Leave out the images and repeat the listing below without a single change.

SUPPLIED MATERIAL —
--------------------------------------------------

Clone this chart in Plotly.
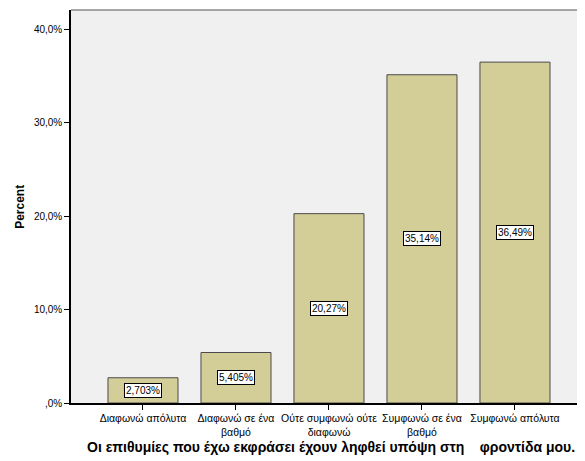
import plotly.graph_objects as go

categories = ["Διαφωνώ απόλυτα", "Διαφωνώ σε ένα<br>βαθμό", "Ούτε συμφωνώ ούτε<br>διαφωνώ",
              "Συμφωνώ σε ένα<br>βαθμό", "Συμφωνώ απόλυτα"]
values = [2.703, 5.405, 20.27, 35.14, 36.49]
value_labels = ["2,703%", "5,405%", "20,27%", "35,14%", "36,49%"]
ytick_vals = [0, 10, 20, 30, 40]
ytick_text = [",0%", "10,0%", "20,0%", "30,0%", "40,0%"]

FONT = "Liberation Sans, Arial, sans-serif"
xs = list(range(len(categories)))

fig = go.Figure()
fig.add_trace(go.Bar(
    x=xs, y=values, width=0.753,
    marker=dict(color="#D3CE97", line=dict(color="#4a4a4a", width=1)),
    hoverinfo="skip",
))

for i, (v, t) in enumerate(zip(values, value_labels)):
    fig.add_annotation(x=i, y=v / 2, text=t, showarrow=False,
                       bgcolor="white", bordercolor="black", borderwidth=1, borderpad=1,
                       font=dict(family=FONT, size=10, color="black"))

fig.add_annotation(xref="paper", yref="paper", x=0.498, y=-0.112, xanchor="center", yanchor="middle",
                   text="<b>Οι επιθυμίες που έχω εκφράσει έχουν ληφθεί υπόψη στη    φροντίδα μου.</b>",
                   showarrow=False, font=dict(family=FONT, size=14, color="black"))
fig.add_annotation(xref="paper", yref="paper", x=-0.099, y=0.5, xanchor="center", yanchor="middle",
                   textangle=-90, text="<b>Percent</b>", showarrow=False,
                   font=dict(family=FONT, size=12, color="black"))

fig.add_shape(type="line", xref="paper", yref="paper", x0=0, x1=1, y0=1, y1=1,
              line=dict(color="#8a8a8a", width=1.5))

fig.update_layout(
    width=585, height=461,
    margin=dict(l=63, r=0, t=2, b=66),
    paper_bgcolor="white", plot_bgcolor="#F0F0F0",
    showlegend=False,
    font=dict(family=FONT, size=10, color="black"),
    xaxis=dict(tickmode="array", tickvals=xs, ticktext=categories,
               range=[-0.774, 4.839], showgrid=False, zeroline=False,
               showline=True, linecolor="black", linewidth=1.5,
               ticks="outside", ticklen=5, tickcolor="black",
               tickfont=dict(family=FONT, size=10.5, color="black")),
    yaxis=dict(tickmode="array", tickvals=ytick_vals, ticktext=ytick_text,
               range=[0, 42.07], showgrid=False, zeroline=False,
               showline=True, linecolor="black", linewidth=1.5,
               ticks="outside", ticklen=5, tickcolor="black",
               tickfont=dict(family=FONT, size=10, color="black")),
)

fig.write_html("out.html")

--------------------------------------------------

RESPONSE TO THE TASK —
Clone this chart in Plotly.
import plotly.graph_objects as go

categories = ["Διαφωνώ απόλυτα", "Διαφωνώ σε ένα<br>βαθμό", "Ούτε συμφωνώ ούτε<br>διαφωνώ",
              "Συμφωνώ σε ένα<br>βαθμό", "Συμφωνώ απόλυτα"]
values = [2.703, 5.405, 20.27, 35.14, 36.49]
value_labels = ["2,703%", "5,405%", "20,27%", "35,14%", "36,49%"]
ytick_vals = [0, 10, 20, 30, 40]
ytick_text = [",0%", "10,0%", "20,0%", "30,0%", "40,0%"]

FONT = "Liberation Sans, Arial, sans-serif"
xs = list(range(len(categories)))

fig = go.Figure()
fig.add_trace(go.Bar(
    x=xs, y=values, width=0.753,
    marker=dict(color="#D3CE97", line=dict(color="#4a4a4a", width=1)),
    hoverinfo="skip",
))

for i, (v, t) in enumerate(zip(values, value_labels)):
    fig.add_annotation(x=i, y=v / 2, text=t, showarrow=False,
                       bgcolor="white", bordercolor="black", borderwidth=1, borderpad=1,
                       font=dict(family=FONT, size=10, color="black"))

fig.add_annotation(xref="paper", yref="paper", x=0.498, y=-0.112, xanchor="center", yanchor="middle",
                   text="<b>Οι επιθυμίες που έχω εκφράσει έχουν ληφθεί υπόψη στη    φροντίδα μου.</b>",
                   showarrow=False, font=dict(family=FONT, size=14, color="black"))
fig.add_annotation(xref="paper", yref="paper", x=-0.099, y=0.5, xanchor="center", yanchor="middle",
                   textangle=-90, text="<b>Percent</b>", showarrow=False,
                   font=dict(family=FONT, size=12, color="black"))

fig.add_shape(type="line", xref="paper", yref="paper", x0=0, x1=1, y0=1, y1=1,
              line=dict(color="#8a8a8a", width=1.5))

fig.update_layout(
    width=585, height=461,
    margin=dict(l=63, r=0, t=2, b=66),
    paper_bgcolor="white", plot_bgcolor="#F0F0F0",
    showlegend=False,
    font=dict(family=FONT, size=10, color="black"),
    xaxis=dict(tickmode="array", tickvals=xs, ticktext=categories,
               range=[-0.774, 4.839], showgrid=False, zeroline=False,
               showline=True, linecolor="black", linewidth=1.5,
               ticks="outside", ticklen=5, tickcolor="black",
               tickfont=dict(family=FONT, size=10.5, color="black")),
    yaxis=dict(tickmode="array", tickvals=ytick_vals, ticktext=ytick_text,
               range=[0, 42.07], showgrid=False, zeroline=False,
               showline=True, linecolor="black", linewidth=1.5,
               ticks="outside", ticklen=5, tickcolor="black",
               tickfont=dict(family=FONT, size=10, color="black")),
)

fig.write_html("out.html")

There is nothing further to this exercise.